After Arthur and I exchange emails and say goodbye, Suzanna and I are back on a rickshaw headed to meet her colleague who will take us to the slum. We hop off at the local train station, just minutes away. Unable to find her friend, Suzanna and I wander through the mobs of people trying to find a common meeting place. We walk under a dark bridge, naked children crawling over their sleeping parents, vehicles screaming by, trash everywhere. On the other side of the bridge, a small group of young adults playing drums is walking towards us. The noise gets louder and louder and combined with the honking and traffic noise, is nearly overwhelming. Soon, the drummers are upon us – I’d argue that they were actually following us. I can’t help but laugh, thinking about how much I wish someone from my world could see me right now standing helplessly amongst an Indian marching band, dodging oncoming traffic, 3 minutes from the largest slum in Asia.

We finally walk back under the bridge where we find Suzanna’s colleague. All three of us get back into a rickshaw, which doesn’t start right away, and we sit and wait while the driver fixes his engine. Shortly after we get moving, we stop and hop off and I’m led down a small road into the slum. Everything and anything is happening all at once, but we quickly take a turn down an even more narrow walk way and then dart into a tiny room full of about 20 children no more than 5 years old. They all stand to greet me and say “hello teacher” – most of the children have huge smiles and reach out to shake my hand, but two of them sit on the floor in tears, terrified by my presence in this small room.

I sit and watch them do their counting and an adorable little boy stands up to sing, “I’m a little teapot” just for me. A crowd of people forms around the door of this small room to see the “visitor.” I sit and talk to them, although most are just learning English and my questions have to be translated. I teach them how to say “Seattle” and it’s just about the cutest thing I’ve ever seen. Finally, the kids get restless and we set them free to color. Speaking to the director of this project, I understand some more of the challenges facing this slum. It’s not that they can’t take on more kids, she tells me, but that many parents won’t send their kids to school because they need them to work. If the kids are older, they may choose not to go to school because the media often convinces them they can skip school to become a movie star instead. Finally, she tells me, of the kids that are here now, many face insurmountable challenges outside of the classroom and will most certainly drop out. Lack of nutrition, care, clothing and safety are the main concerns for these tiny, endearing faces right in front of me.

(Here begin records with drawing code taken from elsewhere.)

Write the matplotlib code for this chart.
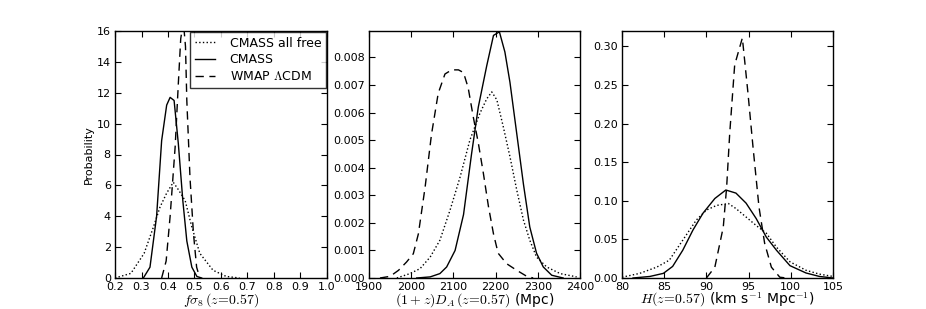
import numpy as np
import matplotlib
matplotlib.use("Agg")
import matplotlib.pyplot as plt

# ---------------------------------------------------------------------------
# Data (piecewise posterior curves)
# ---------------------------------------------------------------------------
fs8_free_x = [0.20, 0.26, 0.31, 0.345, 0.37, 0.395, 0.42, 0.44, 0.465, 0.49, 0.52, 0.57, 0.62, 0.67]
fs8_free_y = [0.0, 0.3, 1.6, 3.3, 4.6, 5.5, 6.2, 5.7, 5.0, 3.3, 1.6, 0.5, 0.1, 0.0]
fs8_cmass_x = [0.307, 0.332, 0.357, 0.376, 0.395, 0.408, 0.423, 0.439, 0.456, 0.471, 0.49, 0.509, 0.527]
fs8_cmass_y = [0.0, 0.7, 4.0, 8.9, 11.2, 11.7, 11.5, 8.7, 5.0, 2.4, 0.7, 0.1, 0.0]
fs8_wmap_x = [0.376, 0.393, 0.408, 0.427, 0.439, 0.448, 0.458, 0.466, 0.471, 0.483, 0.496, 0.508, 0.52]
fs8_wmap_y = [0.0, 1.1, 4.0, 8.5, 12.6, 15.5, 16.6, 15.0, 11.5, 6.5, 2.9, 0.7, 0.0]

da_free_x = [1966, 1997, 2021, 2045, 2068, 2092, 2116, 2139, 2163, 2179, 2191, 2203, 2218, 2234,
             2250, 2266, 2281, 2297, 2321, 2353, 2392]
da_free_y = [0.0, 0.16, 0.34, 0.76, 1.37, 2.46, 3.67, 5.0, 5.98, 6.5, 6.75, 6.46, 5.5, 4.4,
             3.2, 2.1, 1.37, 0.76, 0.4, 0.16, 0.04]
da_cmass_x = [2013, 2045, 2068, 2084, 2104, 2124, 2143, 2159, 2179, 2195, 2209, 2222, 2234, 2250,
              2266, 2281, 2297, 2313, 2333, 2360]
da_cmass_y = [0.0, 0.04, 0.16, 0.4, 1.0, 2.3, 4.5, 6.2, 7.7, 8.8, 8.93, 8.2, 7.1, 5.25,
              3.4, 1.85, 0.9, 0.4, 0.1, 0.0]
da_wmap_x = [1926, 1950, 1970, 1989, 2005, 2017, 2033, 2048, 2064, 2080, 2096, 2112, 2124, 2135,
             2147, 2159, 2171, 2183, 2195, 2206, 2226, 2250, 2274, 2289]
da_wmap_y = [0.0, 0.06, 0.28, 0.58, 0.88, 1.6, 3.3, 5.2, 6.7, 7.4, 7.55, 7.55, 7.45, 6.9,
             5.85, 4.9, 3.8, 2.6, 1.6, 0.9, 0.52, 0.28, 0.06, 0.0]

h_free_x = [80.0, 82.1, 84.1, 85.6, 87.2, 88.8, 90.0, 91.2, 92.6, 93.5, 94.7, 95.9, 97.1, 98.3,
            99.9, 101.8, 103.4, 105.0]
h_free_y = [0.001, 0.006, 0.014, 0.023, 0.049, 0.075, 0.088, 0.094, 0.0965, 0.090, 0.079, 0.068,
            0.058, 0.040, 0.021, 0.010, 0.005, 0.002]
h_cmass_x = [81.3, 83.3, 84.9, 86.0, 87.2, 88.4, 89.6, 91.0, 92.3, 93.5, 94.7, 95.9, 97.1, 98.3,
             99.9, 101.8, 103.4, 105.0]
h_cmass_y = [0.0, 0.002, 0.006, 0.015, 0.036, 0.062, 0.084, 0.103, 0.114, 0.110, 0.097, 0.077,
             0.053, 0.036, 0.016, 0.0065, 0.002, 0.0]
h_wmap_x = [90.0, 91.0, 92.0, 92.4, 92.76, 93.35, 94.26, 94.93, 95.52, 96.23, 96.9, 97.7, 98.7, 99.5]
h_wmap_y = [0.0, 0.014, 0.066, 0.118, 0.187, 0.276, 0.311, 0.239, 0.170, 0.092, 0.045, 0.014, 0.001, 0.0]

LABELS = ["CMASS all free", "CMASS", r"WMAP $\Lambda$CDM"]
STYLES = [":", "-", (0, (6, 4))]

plt.rcParams.update({
    "font.family": "DejaVu Sans",
    "mathtext.fontset": "cm",
    "xtick.direction": "in",
    "ytick.direction": "in",
    "xtick.top": True,
    "ytick.right": True,
    "xtick.major.size": 4,
    "ytick.major.size": 4,
    "xtick.major.pad": 3,
    "ytick.major.pad": 3,
    "xtick.labelsize": 8,
    "ytick.labelsize": 8,
    "axes.linewidth": 1.0,
})

fig = plt.figure(figsize=(9.26, 3.09), dpi=100)
W, H = 926.0, 309.0
bottom, top = 278.0, 31.0
lefts = [(115, 327), (369, 580), (622, 833)]
axes = [fig.add_axes([l / W, 1 - bottom / H, (r - l) / W, (bottom - top) / H]) for l, r in lefts]

XLABEL_KW = dict(fontsize=10, labelpad=-1)

# Panel 1: f sigma_8
ax = axes[0]
for (x, y), ls, lab in zip([(fs8_free_x, fs8_free_y), (fs8_cmass_x, fs8_cmass_y), (fs8_wmap_x, fs8_wmap_y)],
                           STYLES, LABELS):
    ax.plot(x, y, color="black", ls=ls, lw=1.0, label=lab)
ax.set_xlim(0.2, 1.0)
ax.set_ylim(0, 16)
ax.set_xticks(np.arange(0.2, 1.01, 0.1))
ax.set_yticks(np.arange(0, 17, 2))
ax.set_xlabel(r"$f\sigma_8\,(z\!=\!0.57)$", **XLABEL_KW)
ax.set_ylabel("Probability", fontsize=8, labelpad=2)
leg = ax.legend(loc="upper right", fontsize=9, fancybox=False, handlelength=1.6,
                borderaxespad=0.05, labelspacing=0.3, borderpad=0.4, handletextpad=1.2)
leg.get_frame().set_edgecolor("black")
leg.get_frame().set_linewidth(1.0)

# Panel 2: (1+z) D_A
ax = axes[1]
for (x, y), ls in zip([(da_free_x, da_free_y), (da_cmass_x, da_cmass_y), (da_wmap_x, da_wmap_y)], STYLES):
    ax.plot(x, np.array(y) * 1e-3, color="black", ls=ls, lw=1.0)
ax.set_xlim(1900, 2400)
ax.set_ylim(0, 0.00896)
ax.set_xticks(np.arange(1900, 2401, 100))
ax.set_yticks(np.arange(0, 0.0081, 0.001))
ax.set_yticklabels([f"{v:.3f}" for v in np.arange(0, 0.0081, 0.001)])
ax.set_xlabel(r"$(1+z)D_A\,(z\!=\!0.57)$ (Mpc)", **XLABEL_KW)

# Panel 3: H(z)
ax = axes[2]
for (x, y), ls in zip([(h_free_x, h_free_y), (h_cmass_x, h_cmass_y), (h_wmap_x, h_wmap_y)], STYLES):
    ax.plot(x, y, color="black", ls=ls, lw=1.0)
ax.set_xlim(80, 105)
ax.set_ylim(0, 0.32)
ax.set_xticks(np.arange(80, 106, 5))
ax.set_yticks(np.arange(0, 0.31, 0.05))
ax.set_yticklabels([f"{v:.2f}" for v in np.arange(0, 0.31, 0.05)])
ax.set_xlabel(r"$H(z\!=\!0.57)$ (km s$^{-1}$ Mpc$^{-1}$)", **XLABEL_KW)

fig.savefig("out.png", dpi=100)
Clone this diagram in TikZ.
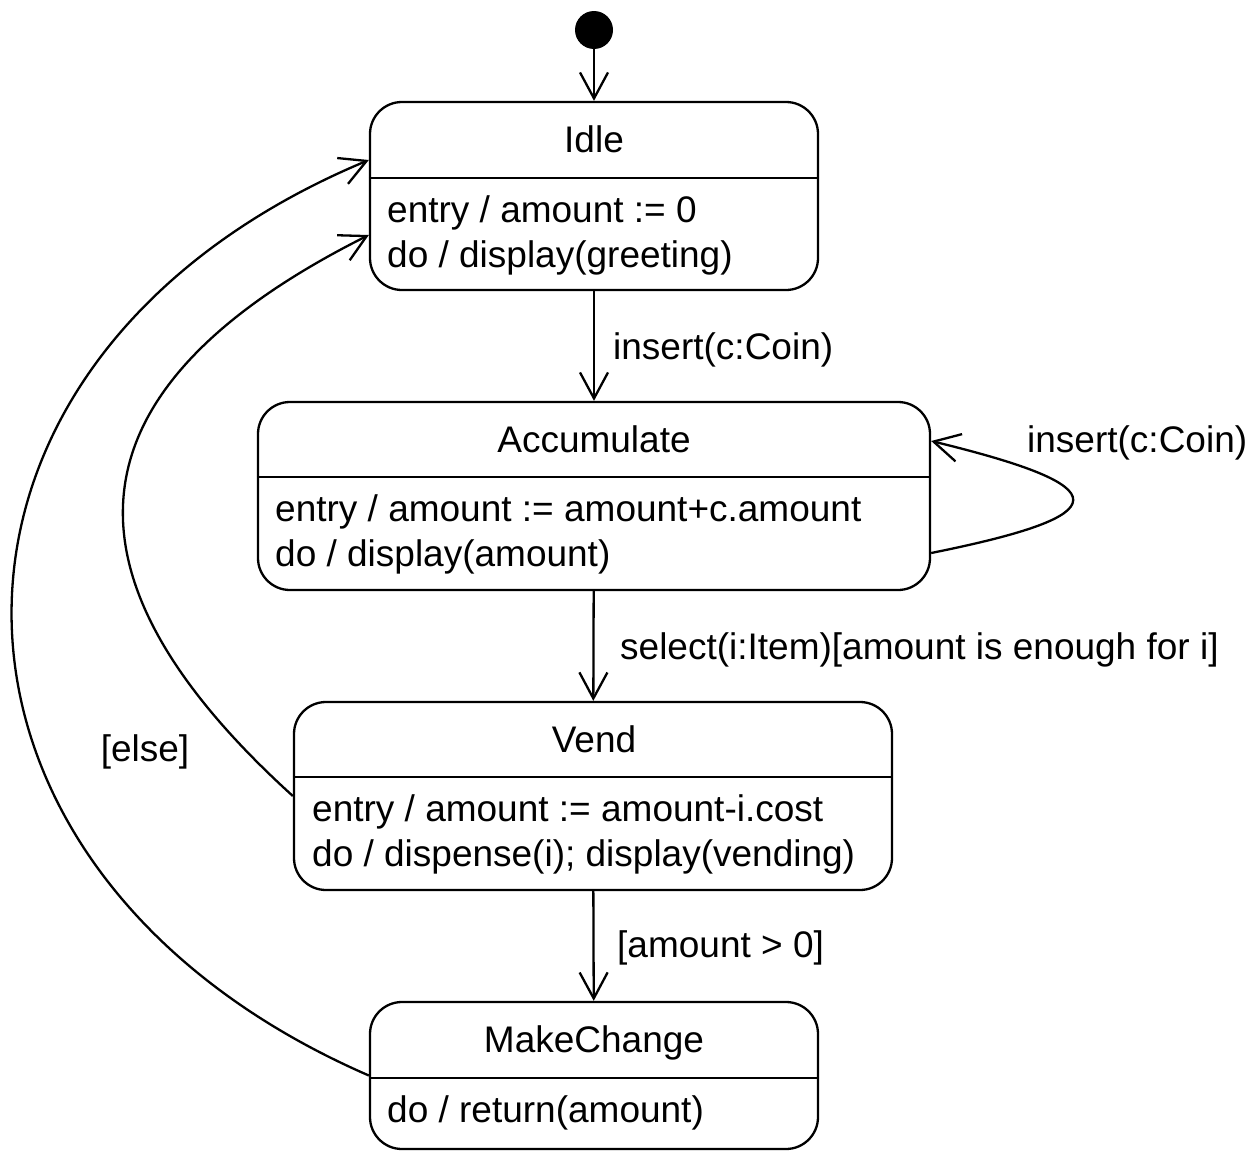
\documentclass[tikz,border=0pt]{standalone}
\usepackage{fontspec}
\setmainfont{Liberation Sans}
\usetikzlibrary{arrows.meta}
\begin{document}
\begin{tikzpicture}[x=1pt,y=-1pt,
  state/.style={draw, line width=2.3pt, rounded corners=32pt, inner sep=0pt},
  sep/.style={line width=2.3pt},
  arr/.style={line width=2.3pt, -{Straight Barb[length=26pt,width=28pt,line width=2.3pt]}},
  txt/.style={font=\fontsize{37}{45}\selectfont, inner sep=0pt},
]
\useasboundingbox (0,0) rectangle (1251,1151);
% states
\node[state, minimum width=448pt, minimum height=188pt] (idle) at (594,196) {};
\node[state, minimum width=672pt, minimum height=188pt] (acc) at (594,496) {};
\node[state, minimum width=598pt, minimum height=188pt] (vend) at (593,796) {};
\node[state, minimum width=448pt, minimum height=147pt] (mc) at (594,1075.5) {};
% separators
\coordinate (s1) at (0,178);
\coordinate (s2) at (0,477);
\coordinate (s3) at (0,777);
\coordinate (s4) at (0,1078);
\draw[sep] (idle.west |- s1) -- (idle.east |- s1);
\draw[sep] (acc.west |- s2) -- (acc.east |- s2);
\draw[sep] (vend.west |- s3) -- (vend.east |- s3);
\draw[sep] (mc.west |- s4) -- (mc.east |- s4);
% texts
\node[txt, anchor=base] (idlet) at (594,152) {Idle};
\node[txt, anchor=base west] (idle1) at (387,222) {entry / amount := 0};
\node[txt, anchor=base west] (idle2) at (387,267) {do / display(greeting)};
\node[txt, anchor=base] (acct) at (594,452) {Accumulate};
\node[txt, anchor=base west] (acc1) at (275,521) {entry / amount := amount+c.amount};
\node[txt, anchor=base west] (acc2) at (275,566) {do / display(amount)};
\node[txt, anchor=base] (vendt) at (594,752) {Vend};
\node[txt, anchor=base west] (vend1) at (312,821) {entry / amount := amount-i.cost};
\node[txt, anchor=base west] (vend2) at (312,866) {do / dispense(i); display(vending)};
\node[txt, anchor=base] (mct) at (594,1052) {MakeChange};
\node[txt, anchor=base west] (mc1) at (387,1122) {do / return(amount)};
% initial
\node[circle, fill, minimum size=38pt, inner sep=0pt] (init) at (594,30) {};
% transitions
\draw[arr] (init) -- (idle);
\draw[arr] (idle) -- (acc);
\draw[arr] (acc) -- (vend);
\draw[arr] (vend) -- (mc);
\draw[arr] ([yshift=-57pt]acc.east) .. controls (1120,515) and (1120,487) .. ([yshift=55pt]acc.east);
\draw[arr] (vend.west) .. controls (69,593) and (40,400) .. ([yshift=-39pt]idle.west);
\draw[arr] (mc.west) .. controls (-104,870) and (-110,360) .. ([yshift=36pt]idle.west);
% labels
\node[txt, anchor=base west] (l1) at (613,359) {insert(c:Coin)};
\node[txt, anchor=base west] (l2) at (1027,452) {insert(c:Coin)};
\node[txt, anchor=base west] (l3) at (620,659) {select(i:Item)[amount is enough for i]};
\node[txt, anchor=base west] (l4) at (617,957) {[amount > 0]};
\node[txt, anchor=base] (l5) at (145,761) {[else]};
\end{tikzpicture}
\end{document}
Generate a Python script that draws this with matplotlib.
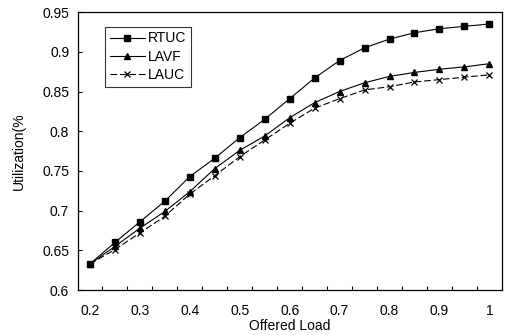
import numpy as np
import matplotlib
matplotlib.use("Agg")
import matplotlib.pyplot as plt

# Datos
carga = [0.2, 0.25, 0.3, 0.35, 0.4, 0.45, 0.5, 0.55, 0.6, 0.65, 0.7, 0.75, 0.8, 0.85, 0.9, 0.95, 1.0]
rtuc = [0.633, 0.660, 0.686, 0.712, 0.743, 0.766, 0.792, 0.815, 0.841, 0.867, 0.889, 0.905, 0.916, 0.924, 0.929, 0.932, 0.935]
lavf = [0.633, 0.655, 0.678, 0.699, 0.724, 0.753, 0.776, 0.794, 0.817, 0.836, 0.850, 0.861, 0.869, 0.874, 0.878, 0.881, 0.885]
lauc = [0.633, 0.651, 0.672, 0.693, 0.721, 0.744, 0.768, 0.789, 0.810, 0.829, 0.841, 0.852, 0.856, 0.862, 0.865, 0.868, 0.871]

plt.rcParams['font.family'] = ['Liberation Sans', 'DejaVu Sans']

fig = plt.figure(figsize=(5.1, 3.35), dpi=100)
ax = fig.add_axes([0.152, 0.134, 0.832, 0.830])

ax.plot(carga, rtuc, color='black', lw=0.8, marker='s', ms=4.5, label='RTUC')
ax.plot(carga, lavf, color='black', lw=0.8, marker='^', ms=4.5, label='LAVF')
ax.plot(carga, lauc, color='black', lw=0.8, ls=(0, (6, 2.5)), marker='x', ms=4, mew=0.9, label='LAUC')

ax.set_xlim(0.175, 1.025)
ax.set_ylim(0.6, 0.95)

ax.set_xticks([0.2, 0.3, 0.4, 0.5, 0.6, 0.7, 0.8, 0.9, 1.0])
ax.set_xticklabels(['0.2', '0.3', '0.4', '0.5', '0.6', '0.7', '0.8', '0.9', '1'])
ax.set_xticks(np.arange(0.225, 1.0, 0.05), minor=True)
ax.tick_params(axis='x', which='major', length=0, pad=10, labelsize=10)
ax.tick_params(axis='x', which='minor', direction='in', length=3, width=0.8)

yt = [0.6, 0.65, 0.7, 0.75, 0.8, 0.85, 0.9, 0.95]
ax.set_yticks(yt)
ax.set_yticklabels(['0.6', '0.65', '0.7', '0.75', '0.8', '0.85', '0.9', '0.95'])
ax.tick_params(axis='y', direction='in', length=3, width=0.8, pad=6, labelsize=10)

for s in ax.spines.values():
    s.set_linewidth(0.9)
    s.set_color('black')

ax.set_xlabel('Offered Load', fontsize=10, labelpad=1)
ax.set_ylabel('Utilization(%', fontsize=10, labelpad=12)

leg = ax.legend(loc='upper left', bbox_to_anchor=(0.065, 0.948), fontsize=10,
                frameon=True, fancybox=False, edgecolor='black', handlelength=2.5,
                handletextpad=0.25, borderpad=0.35, labelspacing=0.32, borderaxespad=0)
leg.get_frame().set_linewidth(0.8)

fig.savefig('out.png', dpi=100)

It’s time to leave and I say goodbye – I’m overwhelmed thinking about how these little ones are no different than those I used to teach in Madrid, yet they have so much to overcome in their young lives. There are two or three children that don’t hide their emotional scars, and at just five years old they already appear to feel invisible to society. 

We walk out of the “classroom” and back into the reality of the slum. I walk with my eyes forward, pretending to be unaffected by my surroundings, afraid to attract any more attention than I already do. Reaching the street, we hop into another rickshaw until we pull up next to a taxi driver, who, through a mix of Hindi and head shaking, agrees to take me all the way back to my hotel for 500 rupees (~$10). We both pull over and I get into his taxi and say goodbye to Suzanna. I’m so thankful for this experience that she’s given me – it’s certainly one I will always remember.

The drive back is hot and long. It’s about 1PM. I contemplate all that I just saw, heard, and smelled. I didn’t eat breakfast and I’m physically more hungry, thirsty, dirty and tired than I’ve been in a long time. Thinking of the suffering I’m watching all around me, I’m able to curb my physical sensations as I wonder, as I usually do, why is it that I’ve been given so much? How can there be such hopeless suffering when there are an abundance of resources all around? I know that these questions are impossible to answer; I also know that some people living in that slum are happier in their lives than many people in this world who have so much.

I make it back to my hotel about an hour later. In my room, I wipe off my face and black residue remains on my towel.  A little refreshed, I head out again across the street to a vegetarian restaurant where I quickly inhale some vegetable curry and roti. My hunger, exhaustion, filth and distress all have an end, but for so many others, it never ends.